WHAT YOU WILL DO => From the listing below, output the lines between the one with "Output the Python" and the one with "from matplotlib.patches import PathPatch", including those two, and nothing else. Pictures are not copied.

SUPPLIED RECORDS =>
◆ ◆ ◆ ◆

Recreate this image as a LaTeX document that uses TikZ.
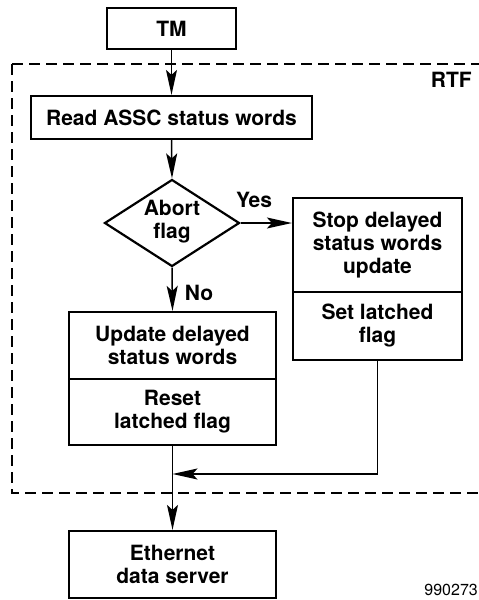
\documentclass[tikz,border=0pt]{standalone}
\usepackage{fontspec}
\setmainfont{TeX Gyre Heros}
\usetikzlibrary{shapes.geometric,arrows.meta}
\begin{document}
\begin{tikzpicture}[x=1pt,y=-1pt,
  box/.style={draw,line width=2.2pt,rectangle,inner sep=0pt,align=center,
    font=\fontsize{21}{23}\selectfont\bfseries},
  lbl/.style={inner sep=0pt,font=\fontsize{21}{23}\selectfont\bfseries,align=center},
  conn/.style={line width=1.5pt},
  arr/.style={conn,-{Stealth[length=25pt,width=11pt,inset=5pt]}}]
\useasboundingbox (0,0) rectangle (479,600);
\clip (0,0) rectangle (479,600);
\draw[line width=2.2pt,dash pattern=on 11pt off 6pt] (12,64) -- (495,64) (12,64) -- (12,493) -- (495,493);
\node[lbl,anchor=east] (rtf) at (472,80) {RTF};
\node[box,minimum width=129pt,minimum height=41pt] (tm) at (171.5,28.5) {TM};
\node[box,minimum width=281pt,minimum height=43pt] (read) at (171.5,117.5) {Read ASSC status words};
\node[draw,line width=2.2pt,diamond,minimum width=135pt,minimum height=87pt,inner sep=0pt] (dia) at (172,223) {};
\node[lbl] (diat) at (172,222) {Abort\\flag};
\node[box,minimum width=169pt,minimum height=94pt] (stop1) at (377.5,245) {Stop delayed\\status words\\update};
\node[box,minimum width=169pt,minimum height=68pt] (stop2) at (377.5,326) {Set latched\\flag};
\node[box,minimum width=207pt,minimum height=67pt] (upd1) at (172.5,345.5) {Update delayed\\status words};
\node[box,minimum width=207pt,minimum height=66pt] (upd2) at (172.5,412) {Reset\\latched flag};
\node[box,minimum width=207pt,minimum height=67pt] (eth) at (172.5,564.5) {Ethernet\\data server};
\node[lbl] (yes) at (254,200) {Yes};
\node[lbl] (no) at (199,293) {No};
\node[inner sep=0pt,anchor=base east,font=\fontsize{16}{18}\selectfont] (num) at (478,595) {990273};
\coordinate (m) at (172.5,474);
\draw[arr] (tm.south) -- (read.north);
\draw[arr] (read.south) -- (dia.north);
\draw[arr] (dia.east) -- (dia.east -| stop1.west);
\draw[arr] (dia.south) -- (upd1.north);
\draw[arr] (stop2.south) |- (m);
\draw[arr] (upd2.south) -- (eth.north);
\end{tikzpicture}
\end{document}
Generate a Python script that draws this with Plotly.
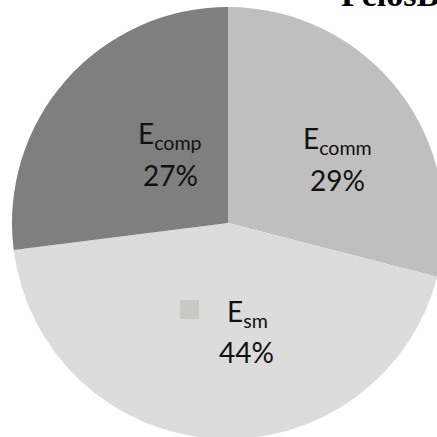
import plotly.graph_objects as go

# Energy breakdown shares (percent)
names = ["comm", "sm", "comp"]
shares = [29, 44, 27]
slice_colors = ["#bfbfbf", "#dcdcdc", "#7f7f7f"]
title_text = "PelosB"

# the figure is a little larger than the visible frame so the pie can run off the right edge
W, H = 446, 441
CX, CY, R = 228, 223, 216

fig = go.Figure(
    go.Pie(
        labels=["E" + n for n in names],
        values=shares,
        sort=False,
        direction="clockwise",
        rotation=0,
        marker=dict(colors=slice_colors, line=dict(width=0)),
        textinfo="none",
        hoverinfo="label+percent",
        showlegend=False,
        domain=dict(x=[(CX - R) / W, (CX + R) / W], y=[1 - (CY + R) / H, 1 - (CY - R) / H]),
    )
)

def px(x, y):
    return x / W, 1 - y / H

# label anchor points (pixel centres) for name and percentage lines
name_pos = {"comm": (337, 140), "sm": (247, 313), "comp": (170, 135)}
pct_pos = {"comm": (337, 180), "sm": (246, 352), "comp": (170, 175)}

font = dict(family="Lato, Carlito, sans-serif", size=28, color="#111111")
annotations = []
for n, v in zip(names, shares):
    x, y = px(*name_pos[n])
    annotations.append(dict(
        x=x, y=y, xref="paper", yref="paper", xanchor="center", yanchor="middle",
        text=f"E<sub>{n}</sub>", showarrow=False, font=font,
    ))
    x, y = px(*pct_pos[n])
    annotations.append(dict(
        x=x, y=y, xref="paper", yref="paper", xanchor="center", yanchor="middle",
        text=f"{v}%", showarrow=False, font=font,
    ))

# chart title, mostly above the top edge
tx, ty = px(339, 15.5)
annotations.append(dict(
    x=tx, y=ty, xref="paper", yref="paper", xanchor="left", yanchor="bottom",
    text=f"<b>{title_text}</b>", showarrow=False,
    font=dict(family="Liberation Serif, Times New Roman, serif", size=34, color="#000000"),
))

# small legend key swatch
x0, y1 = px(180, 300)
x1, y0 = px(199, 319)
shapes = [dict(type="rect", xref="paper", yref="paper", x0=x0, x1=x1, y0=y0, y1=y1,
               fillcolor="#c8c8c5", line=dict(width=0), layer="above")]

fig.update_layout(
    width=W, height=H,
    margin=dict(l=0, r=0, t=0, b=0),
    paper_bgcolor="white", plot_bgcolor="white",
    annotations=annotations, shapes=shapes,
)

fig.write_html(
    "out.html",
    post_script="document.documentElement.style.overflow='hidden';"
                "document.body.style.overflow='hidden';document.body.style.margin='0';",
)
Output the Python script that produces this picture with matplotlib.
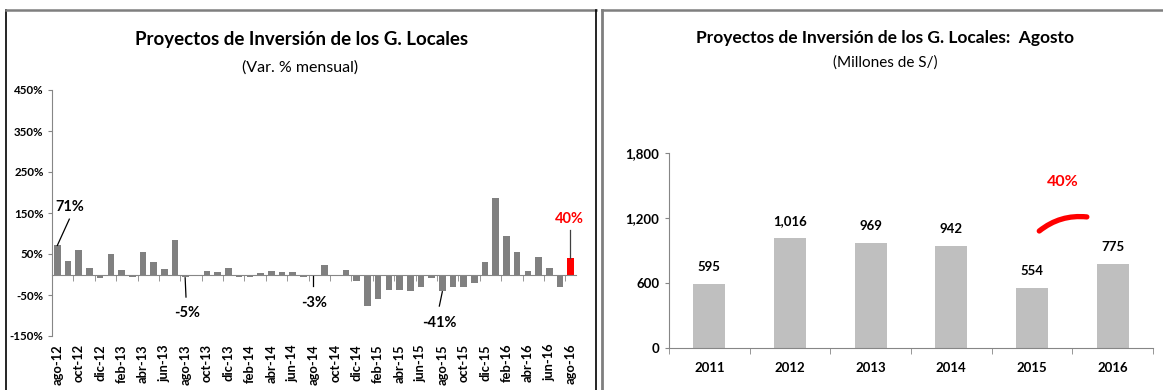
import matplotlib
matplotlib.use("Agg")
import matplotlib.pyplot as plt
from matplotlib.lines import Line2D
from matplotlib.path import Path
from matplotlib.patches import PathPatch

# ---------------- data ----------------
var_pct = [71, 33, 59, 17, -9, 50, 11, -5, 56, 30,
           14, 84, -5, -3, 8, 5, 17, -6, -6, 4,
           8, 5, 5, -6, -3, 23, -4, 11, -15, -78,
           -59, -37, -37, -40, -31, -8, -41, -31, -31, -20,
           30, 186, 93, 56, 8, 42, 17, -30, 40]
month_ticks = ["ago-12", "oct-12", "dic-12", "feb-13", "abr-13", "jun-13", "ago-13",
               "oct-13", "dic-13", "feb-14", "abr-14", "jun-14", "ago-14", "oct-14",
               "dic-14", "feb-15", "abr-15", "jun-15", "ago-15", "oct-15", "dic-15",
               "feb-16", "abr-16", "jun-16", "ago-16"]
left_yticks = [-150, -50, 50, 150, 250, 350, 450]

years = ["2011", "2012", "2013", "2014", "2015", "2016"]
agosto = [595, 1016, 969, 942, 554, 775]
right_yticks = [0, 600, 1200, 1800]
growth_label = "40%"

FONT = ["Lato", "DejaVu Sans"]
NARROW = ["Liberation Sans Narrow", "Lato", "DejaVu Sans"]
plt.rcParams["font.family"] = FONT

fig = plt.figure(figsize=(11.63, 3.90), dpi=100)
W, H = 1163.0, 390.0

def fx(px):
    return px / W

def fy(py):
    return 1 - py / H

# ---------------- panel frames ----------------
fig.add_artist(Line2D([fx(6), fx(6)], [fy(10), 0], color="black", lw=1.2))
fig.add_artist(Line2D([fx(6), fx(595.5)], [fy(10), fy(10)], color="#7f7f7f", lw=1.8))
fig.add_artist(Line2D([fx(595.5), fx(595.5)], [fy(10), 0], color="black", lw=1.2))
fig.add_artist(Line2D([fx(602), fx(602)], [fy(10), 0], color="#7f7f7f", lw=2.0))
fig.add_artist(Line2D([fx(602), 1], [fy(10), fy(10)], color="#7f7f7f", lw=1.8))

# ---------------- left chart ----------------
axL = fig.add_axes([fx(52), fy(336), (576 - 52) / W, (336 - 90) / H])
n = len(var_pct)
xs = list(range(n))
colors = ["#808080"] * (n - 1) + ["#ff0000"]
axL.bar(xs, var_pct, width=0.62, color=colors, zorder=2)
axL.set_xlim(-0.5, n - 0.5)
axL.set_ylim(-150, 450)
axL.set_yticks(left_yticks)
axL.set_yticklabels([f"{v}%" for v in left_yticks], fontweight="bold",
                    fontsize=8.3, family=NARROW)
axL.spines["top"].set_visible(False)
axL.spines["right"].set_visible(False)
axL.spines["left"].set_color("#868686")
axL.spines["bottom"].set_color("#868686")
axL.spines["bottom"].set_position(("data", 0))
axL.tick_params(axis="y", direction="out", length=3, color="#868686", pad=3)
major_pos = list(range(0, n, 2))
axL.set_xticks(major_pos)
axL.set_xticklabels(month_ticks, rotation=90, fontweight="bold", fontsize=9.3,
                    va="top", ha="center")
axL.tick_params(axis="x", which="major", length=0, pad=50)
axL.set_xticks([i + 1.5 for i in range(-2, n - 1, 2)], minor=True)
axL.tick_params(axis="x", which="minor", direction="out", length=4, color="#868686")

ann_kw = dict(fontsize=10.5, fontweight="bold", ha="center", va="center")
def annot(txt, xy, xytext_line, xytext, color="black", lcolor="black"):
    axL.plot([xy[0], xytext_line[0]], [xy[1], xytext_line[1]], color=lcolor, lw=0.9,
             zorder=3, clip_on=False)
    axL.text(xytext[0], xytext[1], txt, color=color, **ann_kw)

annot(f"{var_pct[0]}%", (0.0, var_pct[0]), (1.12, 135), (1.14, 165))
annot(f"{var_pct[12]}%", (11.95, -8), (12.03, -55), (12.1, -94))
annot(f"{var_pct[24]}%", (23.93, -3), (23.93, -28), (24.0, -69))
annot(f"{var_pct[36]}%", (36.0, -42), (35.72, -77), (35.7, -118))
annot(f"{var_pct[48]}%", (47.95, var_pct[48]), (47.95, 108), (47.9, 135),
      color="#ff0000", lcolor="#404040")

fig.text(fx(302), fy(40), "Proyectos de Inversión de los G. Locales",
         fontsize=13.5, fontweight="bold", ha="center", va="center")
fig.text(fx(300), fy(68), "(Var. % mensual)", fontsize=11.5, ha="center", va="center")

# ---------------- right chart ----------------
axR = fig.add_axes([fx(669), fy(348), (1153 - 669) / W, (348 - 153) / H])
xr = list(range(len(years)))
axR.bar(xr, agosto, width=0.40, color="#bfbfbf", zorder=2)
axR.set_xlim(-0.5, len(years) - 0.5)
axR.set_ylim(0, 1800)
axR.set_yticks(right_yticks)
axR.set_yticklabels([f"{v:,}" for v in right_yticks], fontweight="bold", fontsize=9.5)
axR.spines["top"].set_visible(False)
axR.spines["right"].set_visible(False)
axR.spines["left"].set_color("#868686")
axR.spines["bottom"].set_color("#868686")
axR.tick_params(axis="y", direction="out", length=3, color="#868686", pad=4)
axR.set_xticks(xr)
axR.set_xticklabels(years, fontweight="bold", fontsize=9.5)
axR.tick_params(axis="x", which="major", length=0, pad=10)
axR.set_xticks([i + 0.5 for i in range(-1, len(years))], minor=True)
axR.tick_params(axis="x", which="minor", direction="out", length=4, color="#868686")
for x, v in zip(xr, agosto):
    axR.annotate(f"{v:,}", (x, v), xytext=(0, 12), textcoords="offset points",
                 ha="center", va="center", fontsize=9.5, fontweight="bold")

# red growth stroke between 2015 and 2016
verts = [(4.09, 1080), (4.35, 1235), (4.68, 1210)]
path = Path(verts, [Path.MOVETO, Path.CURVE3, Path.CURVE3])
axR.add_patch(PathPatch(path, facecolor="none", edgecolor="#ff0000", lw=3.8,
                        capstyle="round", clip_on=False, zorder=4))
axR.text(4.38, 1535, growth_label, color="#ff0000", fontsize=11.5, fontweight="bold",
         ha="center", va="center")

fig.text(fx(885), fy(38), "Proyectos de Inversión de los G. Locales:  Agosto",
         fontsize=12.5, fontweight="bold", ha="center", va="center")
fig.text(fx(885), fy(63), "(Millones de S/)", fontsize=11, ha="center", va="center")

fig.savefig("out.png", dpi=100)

◆ ◆ ◆ ◆

RESULT OF THIS EXERCISE =>
Output the Python script that produces this picture with matplotlib.
import matplotlib
matplotlib.use("Agg")
import matplotlib.pyplot as plt
from matplotlib.lines import Line2D
from matplotlib.path import Path
from matplotlib.patches import PathPatch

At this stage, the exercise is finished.